Remarks By Dr. Henry Kissinger At Richard Nixon's Funeral
April 27, 1994
During the final week of
Richard Nixon's life, I often imagined how he would have reacted
to the tide of concern, respect, admiration and affection evoked
by his last great battle. His gruff pose of never paying
attention to media comment would have been contradicted by a warm
glow and the ever-so-subtle hint that another recital of the
commentary would not be unwelcome. And without quite saying so,
he would have conveyed that it would mean a lot to him if Julie
and Tricia, David and Ed were told of his friends' pride in this
culmination to an astonishing life.
When I learned the final news, by then so expected,
yet so hard to accept, I felt a profound void. In the words of
Shakespeare: "He was a man. Take him. For all in all, I shall
not look upon his like again."
In the conduct of foreign policy, Richard Nixon was
one of the seminal presidents. He came into office when the
forces of history were moving America from a position of
dominance to one of leadership. Dominance reflects strength.
Leadership must be earned.
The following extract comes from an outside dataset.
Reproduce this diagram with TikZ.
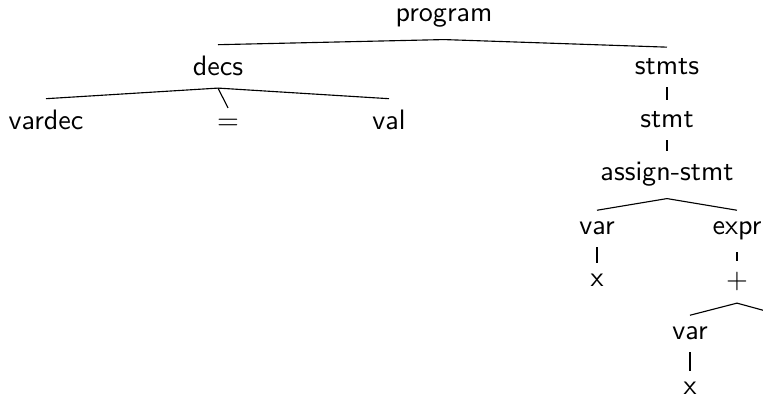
\documentclass[tikz,border=0pt]{standalone}
\begin{document}
\begin{tikzpicture}[x=0.356pt,y=0.356pt]
\tikzstyle{every node}+=[font=\sffamily, anchor=base, inner sep=4pt]
\useasboundingbox (0,0) rectangle (763,-399);
\clip (0,0) rectangle (763,-399);
\node (program) at (444,-22) {program};
\node (decs) at (218,-76) {decs};
\node (stmts) at (667,-75) {stmts};
\node (vardec) at (46,-130) {vardec};
\node (eq) at (228,-130) {$=$};
\node (val) at (389,-130) {val};
\node (stmt) at (667,-128) {stmt};
\node (assign) at (667,-181) {assign-stmt};
\node (var) at (597,-235) {var};
\node (expr) at (737,-235) {expr};
\node (x) at (597,-287) {x};
\node (plus) at (737,-289) {$+$};
\node (varb) at (690,-340) {var};
\node (xb) at (690,-395) {x};
\coordinate (rest) at (784,-316); % second operand, off the page
\draw [black] (program.south) -- (decs.north);
\draw [black] (program.south) -- (stmts.north);
\draw [black] (decs.south) -- (vardec.north);
\draw [black] (decs.south) -- (eq.north);
\draw [black] (decs.south) -- (val.north);
\draw [black] (stmts.south) -- (stmt.north);
\draw [black] (stmt.south) -- (assign.north);
\draw [black] (assign.south) -- (var.north);
\draw [black] (assign.south) -- (expr.north);
\draw [black] (var.south) -- (x.north);
\draw [black] (expr.south) -- (plus.north);
\draw [black] (plus.south) -- (varb.north);
\draw [black] (plus.south) -- (rest);
\draw [black] (varb.south) -- (xb.north);
\end{tikzpicture}
\end{document}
And Richard Nixon earned that
leadership role for his country with courage, dedication and
skill.
When Richard Nixon took his Oath of Office, 550,000
Americans were engaged in combat in a place as far away from the
United States as it was possible to be. America had no contact
with China, the world's most populous nation. No negotiations
with the Soviet Union, the other nuclear superpower. Most Moslem
countries had broken diplomatic relations with the United States,
and Middle East diplomacy was stalemated. All of this in the
midst of the most anguishing domestic crisis since the Civil War.
When Richard Nixon left office, an agreement to end
the war in Vietnam had been concluded, and the main lines of all
subsequent policy were established: permanent dialogue with
China; readiness without illusion to ease tensions with the
Soviet Union; a peace process in the Middle East; the beginning,
via the European Security Conference, of establishing human
rights as an international issue, weakening Soviet hold on
Eastern Europe.
Richard Nixon's foreign policy goals were long-
range. And he pursued them without regard to domestic political
consequences. When he considered our nation's interests at
stake, he dared confrontations, despite the imminence of
elections and also in the midst of the worst crisis of his life.
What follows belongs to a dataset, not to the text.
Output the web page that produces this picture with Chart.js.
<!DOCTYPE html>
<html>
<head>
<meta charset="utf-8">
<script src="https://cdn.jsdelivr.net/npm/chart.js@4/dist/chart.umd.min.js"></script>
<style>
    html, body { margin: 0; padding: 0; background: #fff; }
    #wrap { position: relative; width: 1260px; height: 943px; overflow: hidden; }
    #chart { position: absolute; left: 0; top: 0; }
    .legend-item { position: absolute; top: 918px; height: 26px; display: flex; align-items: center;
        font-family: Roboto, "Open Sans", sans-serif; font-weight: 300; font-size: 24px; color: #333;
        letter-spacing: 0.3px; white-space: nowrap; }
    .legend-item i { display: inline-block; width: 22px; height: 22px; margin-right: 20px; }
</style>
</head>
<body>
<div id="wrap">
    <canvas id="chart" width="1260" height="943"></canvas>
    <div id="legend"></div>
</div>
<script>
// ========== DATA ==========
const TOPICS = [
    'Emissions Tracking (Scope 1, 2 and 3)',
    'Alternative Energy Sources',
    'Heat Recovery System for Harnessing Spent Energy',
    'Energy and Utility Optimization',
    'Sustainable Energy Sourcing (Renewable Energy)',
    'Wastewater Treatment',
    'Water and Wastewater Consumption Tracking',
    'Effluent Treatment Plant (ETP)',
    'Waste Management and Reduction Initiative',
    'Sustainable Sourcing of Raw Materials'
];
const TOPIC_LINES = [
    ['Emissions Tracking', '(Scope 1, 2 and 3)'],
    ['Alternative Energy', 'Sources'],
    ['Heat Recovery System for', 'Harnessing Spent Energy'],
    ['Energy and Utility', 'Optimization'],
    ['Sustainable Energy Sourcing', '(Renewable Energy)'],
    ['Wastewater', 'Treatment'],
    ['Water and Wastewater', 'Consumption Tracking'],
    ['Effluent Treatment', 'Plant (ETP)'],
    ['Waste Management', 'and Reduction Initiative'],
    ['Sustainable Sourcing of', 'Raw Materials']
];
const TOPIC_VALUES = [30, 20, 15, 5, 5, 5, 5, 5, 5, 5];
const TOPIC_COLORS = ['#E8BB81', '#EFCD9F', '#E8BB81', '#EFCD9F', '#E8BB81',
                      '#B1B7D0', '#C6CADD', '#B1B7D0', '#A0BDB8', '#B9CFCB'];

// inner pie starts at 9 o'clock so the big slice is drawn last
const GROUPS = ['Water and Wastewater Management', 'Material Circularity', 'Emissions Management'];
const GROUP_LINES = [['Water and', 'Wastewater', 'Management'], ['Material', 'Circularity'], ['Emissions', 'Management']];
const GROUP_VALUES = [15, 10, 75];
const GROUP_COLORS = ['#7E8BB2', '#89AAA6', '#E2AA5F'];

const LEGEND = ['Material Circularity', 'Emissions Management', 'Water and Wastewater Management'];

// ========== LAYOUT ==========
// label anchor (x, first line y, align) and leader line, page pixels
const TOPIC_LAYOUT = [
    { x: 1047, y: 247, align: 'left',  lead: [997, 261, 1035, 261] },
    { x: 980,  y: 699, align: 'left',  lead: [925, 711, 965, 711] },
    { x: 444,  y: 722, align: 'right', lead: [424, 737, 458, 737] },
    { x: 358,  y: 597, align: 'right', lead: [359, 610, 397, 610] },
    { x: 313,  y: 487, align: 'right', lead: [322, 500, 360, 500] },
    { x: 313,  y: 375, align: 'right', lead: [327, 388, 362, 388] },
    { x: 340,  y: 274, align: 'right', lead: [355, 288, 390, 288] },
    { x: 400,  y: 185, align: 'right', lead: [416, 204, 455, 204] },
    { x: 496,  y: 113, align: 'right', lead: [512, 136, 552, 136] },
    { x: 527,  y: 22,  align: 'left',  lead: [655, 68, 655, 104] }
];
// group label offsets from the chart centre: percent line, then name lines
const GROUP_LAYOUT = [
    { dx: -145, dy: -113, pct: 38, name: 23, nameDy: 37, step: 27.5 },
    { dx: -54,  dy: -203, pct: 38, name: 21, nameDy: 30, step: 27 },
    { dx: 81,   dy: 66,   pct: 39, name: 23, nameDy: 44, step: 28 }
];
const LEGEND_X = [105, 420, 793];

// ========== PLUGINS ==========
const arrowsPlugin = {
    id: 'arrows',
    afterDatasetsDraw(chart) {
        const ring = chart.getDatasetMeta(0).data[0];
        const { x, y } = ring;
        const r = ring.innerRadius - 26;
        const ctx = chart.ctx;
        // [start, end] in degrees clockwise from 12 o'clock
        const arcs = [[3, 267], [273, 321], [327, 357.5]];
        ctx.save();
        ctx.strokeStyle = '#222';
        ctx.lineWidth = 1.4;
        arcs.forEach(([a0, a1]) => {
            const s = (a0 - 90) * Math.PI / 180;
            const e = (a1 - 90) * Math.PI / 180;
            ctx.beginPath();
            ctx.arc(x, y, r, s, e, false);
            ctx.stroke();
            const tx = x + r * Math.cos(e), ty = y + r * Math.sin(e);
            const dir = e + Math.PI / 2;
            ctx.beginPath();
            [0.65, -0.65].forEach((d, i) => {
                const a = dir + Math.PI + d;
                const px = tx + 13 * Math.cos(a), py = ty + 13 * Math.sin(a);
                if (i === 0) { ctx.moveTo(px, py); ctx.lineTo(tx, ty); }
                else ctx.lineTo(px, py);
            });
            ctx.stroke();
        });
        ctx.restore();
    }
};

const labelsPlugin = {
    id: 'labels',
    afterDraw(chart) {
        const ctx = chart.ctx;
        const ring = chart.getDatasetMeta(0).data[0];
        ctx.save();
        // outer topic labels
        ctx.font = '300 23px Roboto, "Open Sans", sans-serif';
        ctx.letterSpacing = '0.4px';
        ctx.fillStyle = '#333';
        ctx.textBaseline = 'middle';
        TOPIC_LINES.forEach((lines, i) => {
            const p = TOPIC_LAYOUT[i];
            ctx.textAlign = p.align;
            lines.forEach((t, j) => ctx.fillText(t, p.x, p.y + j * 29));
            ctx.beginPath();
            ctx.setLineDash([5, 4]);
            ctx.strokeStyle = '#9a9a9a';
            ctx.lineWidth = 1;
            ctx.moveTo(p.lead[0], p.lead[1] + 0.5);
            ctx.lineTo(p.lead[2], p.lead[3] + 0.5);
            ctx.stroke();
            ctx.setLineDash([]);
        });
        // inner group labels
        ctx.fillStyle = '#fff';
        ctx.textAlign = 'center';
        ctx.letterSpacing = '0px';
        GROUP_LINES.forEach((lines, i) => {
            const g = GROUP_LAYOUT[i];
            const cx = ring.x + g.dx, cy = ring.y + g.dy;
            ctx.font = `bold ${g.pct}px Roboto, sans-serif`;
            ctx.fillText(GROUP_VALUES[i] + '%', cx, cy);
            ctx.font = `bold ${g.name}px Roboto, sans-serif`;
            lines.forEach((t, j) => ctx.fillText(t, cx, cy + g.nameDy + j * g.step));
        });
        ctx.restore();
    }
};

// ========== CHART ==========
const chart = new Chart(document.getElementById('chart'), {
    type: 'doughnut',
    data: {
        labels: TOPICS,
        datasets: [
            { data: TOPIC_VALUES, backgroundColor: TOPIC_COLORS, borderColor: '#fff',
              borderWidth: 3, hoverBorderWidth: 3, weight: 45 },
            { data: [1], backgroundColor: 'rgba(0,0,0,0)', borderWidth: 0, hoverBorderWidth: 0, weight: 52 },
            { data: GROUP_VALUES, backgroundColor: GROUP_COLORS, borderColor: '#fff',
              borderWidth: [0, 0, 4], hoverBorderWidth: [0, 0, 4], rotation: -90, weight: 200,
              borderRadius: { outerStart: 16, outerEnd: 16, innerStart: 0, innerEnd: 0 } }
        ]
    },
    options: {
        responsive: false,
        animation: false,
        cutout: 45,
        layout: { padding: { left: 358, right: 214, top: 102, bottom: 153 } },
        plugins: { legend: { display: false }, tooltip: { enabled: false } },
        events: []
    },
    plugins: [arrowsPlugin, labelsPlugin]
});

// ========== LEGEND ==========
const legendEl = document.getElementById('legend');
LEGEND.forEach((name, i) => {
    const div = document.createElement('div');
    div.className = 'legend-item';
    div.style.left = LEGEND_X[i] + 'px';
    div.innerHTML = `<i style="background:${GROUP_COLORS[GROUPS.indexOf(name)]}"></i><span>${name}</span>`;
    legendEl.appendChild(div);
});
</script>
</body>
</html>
And he bore, if with some pain, the disapproval of longtime
friends and allies over relaxing tensions with China and the
Soviet Union. He drew strength from a conviction. He often
expressed to me the price for doing things halfway is no less
than for doing it completely. So we might as well do them
properly. That's Richard Nixon's greatest accomplishment. It
was as much moral as it was political -- to lead from strength at
a moment of apparent weakness, to husband the nation's resilience
and, thus, to lay the basis for victory in the Cold War.
Shy and withdrawn, Richard Nixon made himself
succeed in the most gregarious of professions, and steeled
himself to conspicuous acts of extraordinary courage. In the
face of wrenching domestic controversy, he held fast to his basic
theme that the greatest free nation in the world had a duty to
lead, and no right to abdicate.
Richard Nixon would be so proud that President
Clinton and all living former Presidents of the United States are
here, symbolizing that his long and sometimes bitter journey had
concluded in reconciliation.
I wish that in his final hours I could have told him
about Brian McDonald who, during the Cambodian crisis, had been
fasting on a bench in Lafayette Park, across from the White House
until, as he said, "President Nixon redeemed his pledge to
withdraw American forces from their anguished country in two
months" -- a promise which was, in fact, kept.
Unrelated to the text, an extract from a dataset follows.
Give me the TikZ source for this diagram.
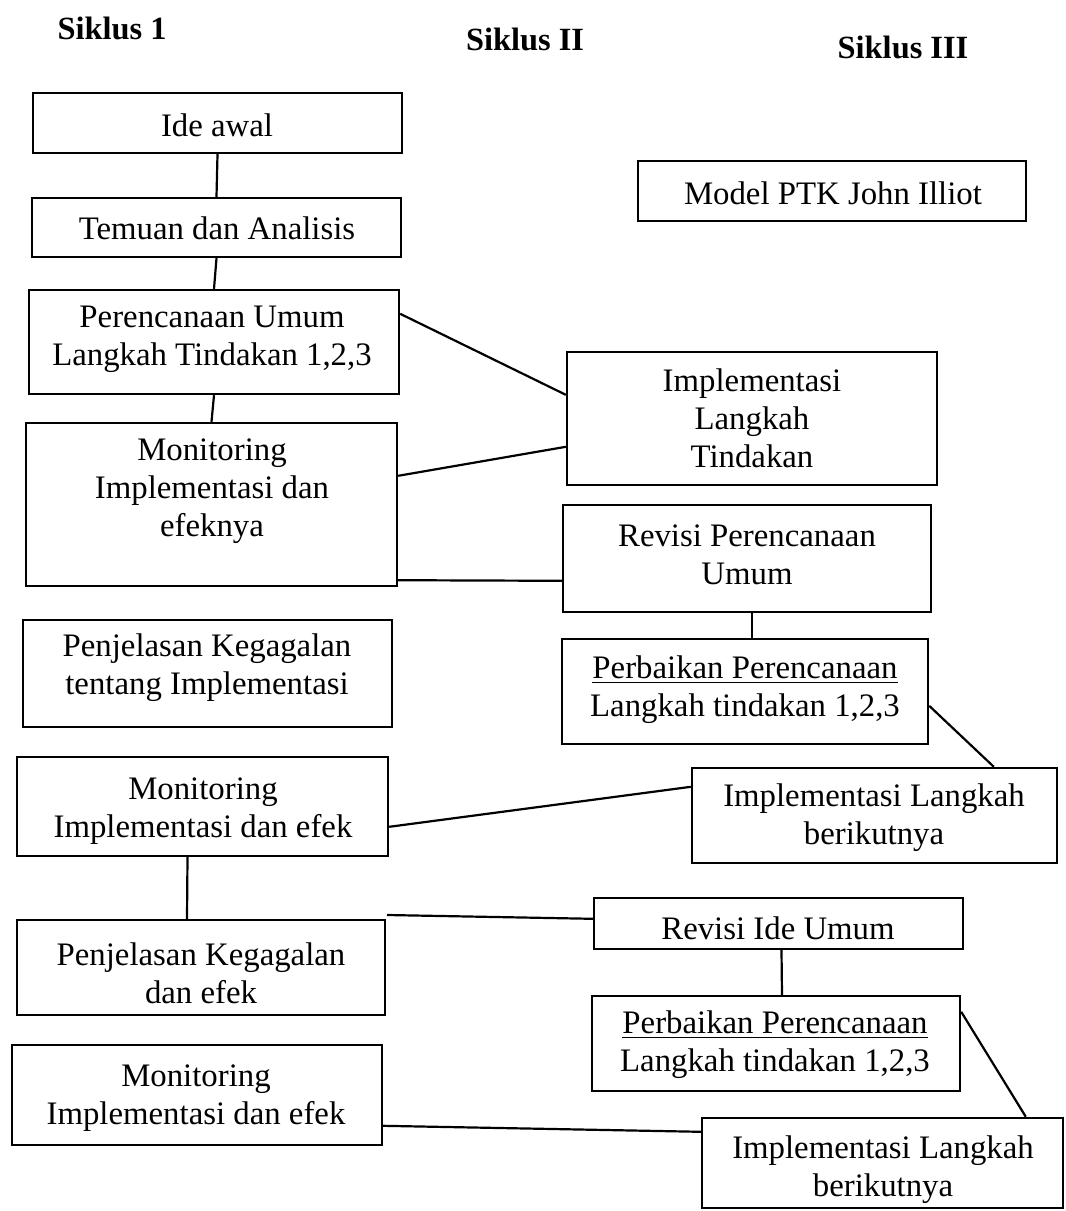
\documentclass[tikz,border=0pt]{standalone}
\usepackage{fontspec}
\setmainfont{Liberation Serif}
\usetikzlibrary{fit,calc}
\begin{document}
\begin{tikzpicture}[x=0.5pt,y=-0.5pt,
  box/.style={draw, line width=1.2pt, inner sep=0pt},
  txt/.style={align=center, inner sep=0pt, font=\fontsize{16.4}{19}\selectfont},
  head/.style={inner sep=0pt, font=\fontsize{16.2}{19}\selectfont\bfseries},
  conn/.style={line width=1.1pt}]
\useasboundingbox (0,0) rectangle (1066,1211);

% headings
\node[head] (h1) at (112,28) {Siklus 1};
\node[head] (h2) at (525,39) {Siklus II};
\node[head] (h3) at (903,47) {Siklus III};

% boxes
\node[box, fit={(33,93) (402,153)}] (ide) {};
\node[box, fit={(32,198) (401,257)}] (temuan) {};
\node[box, fit={(29,290) (399,394)}] (perenc) {};
\node[box, fit={(26,423) (397,586)}] (monit) {};
\node[box, fit={(638,161) (1026,221)}] (model) {};
\node[box, fit={(567,352) (937,485)}] (impl) {};
\node[box, fit={(563,505) (931,612)}] (revper) {};
\node[box, fit={(23,620) (392,727)}] (penj1) {};
\node[box, fit={(562,639) (928,744)}] (perb1) {};
\node[box, fit={(692,768) (1057,863)}] (implb1) {};
\node[box, fit={(17,757) (388,856)}] (monit1) {};
\node[box, fit={(594,898) (963,949)}] (revide) {};
\node[box, fit={(17,920) (385,1015)}] (penj2) {};
\node[box, fit={(592,996) (960,1091)}] (perb2) {};
\node[box, fit={(702,1118) (1063,1208)}] (implb2) {};
\node[box, fit={(12,1045) (382,1145)}] (monit2) {};

% texts
\node[txt] (ide-t) at (217,125) {Ide awal};
\node[txt] (temuan-t) at (217,228) {Temuan dan Analisis};
\node[txt] (perenc-t) at (212,339) {Perencanaan Umum\\Langkah Tindakan 1,2,3};
\node[txt] (monit-t) at (212,491) {Monitoring\\Implementasi dan\\efeknya};
\node[txt] (model-t) at (833,193) {Model PTK John Illiot};
\node[txt] (impl-t) at (752,418) {Implementasi\\Langkah\\Tindakan};
\node[txt] (revper-t) at (747,555) {Revisi Perencanaan\\Umum};
\node[txt] (penj1-t) at (207,668) {Penjelasan Kegagalan\\tentang Implementasi};
\node[txt] (perb1-t) at (745,690) {\underline{Perbaikan Perencanaan}\\Langkah tindakan 1,2,3};
\node[txt] (implb1-t) at (874,818) {Implementasi Langkah\\berikutnya};
\node[txt] (monit1-t) at (203,811) {Monitoring\\Implementasi dan efek};
\node[txt] (revide-t) at (778,928) {Revisi Ide Umum};
\node[txt] (penj2-t) at (201,973) {Penjelasan Kegagalan\\dan efek};
\node[txt] (perb2-t) at (775,1045) {\underline{Perbaikan Perencanaan}\\Langkah tindakan 1,2,3};
\node[txt] (implb2-t) at (883,1170) {Implementasi Langkah\\berikutnya};
\node[txt] (monit2-t) at (196,1098) {Monitoring\\Implementasi dan efek};

% connectors
\draw[conn] (ide.south) -- (temuan.north);
\draw[conn] (temuan.south) -- (perenc.north);
\draw[conn] (perenc.south) -- (monit.north);
\draw[conn] ($(perenc.north east)+(0,25)$) -- ($(impl.north west)+(0,44)$);
\draw[conn] ($(monit.north east)+(0,54)$) -- ($(impl.north west)+(0,96)$);
\draw[conn] ($(monit.south east)+(0,-7)$) -- ($(revper.north west)+(0,77)$);
\draw[conn] ($(revper.south)+(5,0)$) -- ($(perb1.north)+(7,0)$);
\draw[conn] ($(perb1.north east)+(0,68)$) -- ($(implb1.north west)+(303,0)$);
\draw[conn] ($(monit1.north east)+(0,71)$) -- ($(implb1.north west)+(0,20)$);
\draw[conn] ($(monit1.south)+(-15,0)$) -- ($(penj2.north)+(-14,0)$);
\coordinate (free) at (387,915);
\draw[conn] (free) -- ($(revide.north west)+(0,22)$);
\draw[conn] ($(revide.south)+(3,0)$) -- ($(perb2.north)+(6,0)$);
\draw[conn] ($(perb2.north east)+(0,17)$) -- ($(implb2.north west)+(325,0)$);
\draw[conn] ($(monit2.north east)+(0,82)$) -- ($(implb2.north west)+(0,15)$);
\end{tikzpicture}
\end{document}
Across the chasm of the decades, Brian called me the
day Richard Nixon fell ill and left a message: "When you talk to
President Nixon, tell him that I'm praying for him."
So let us now say goodbye to our gallant friend. He
stood on pinnacles that dissolved in the precipice. He achieved
greatly and he suffered deeply. But he never gave up. In his
solitude, he envisaged a new international order that would
reduce lingering enmities, strengthen historic friendships, and
give new hope to mankind -- a vision where dreams and
possibilities conjoined.
Richard Nixon ended the war. And he advanced the
vision of peace of his Quaker youth. He was devoted to his
family. He loved his country. And he considered service his
honor. It was a privilege to have been allowed to help him.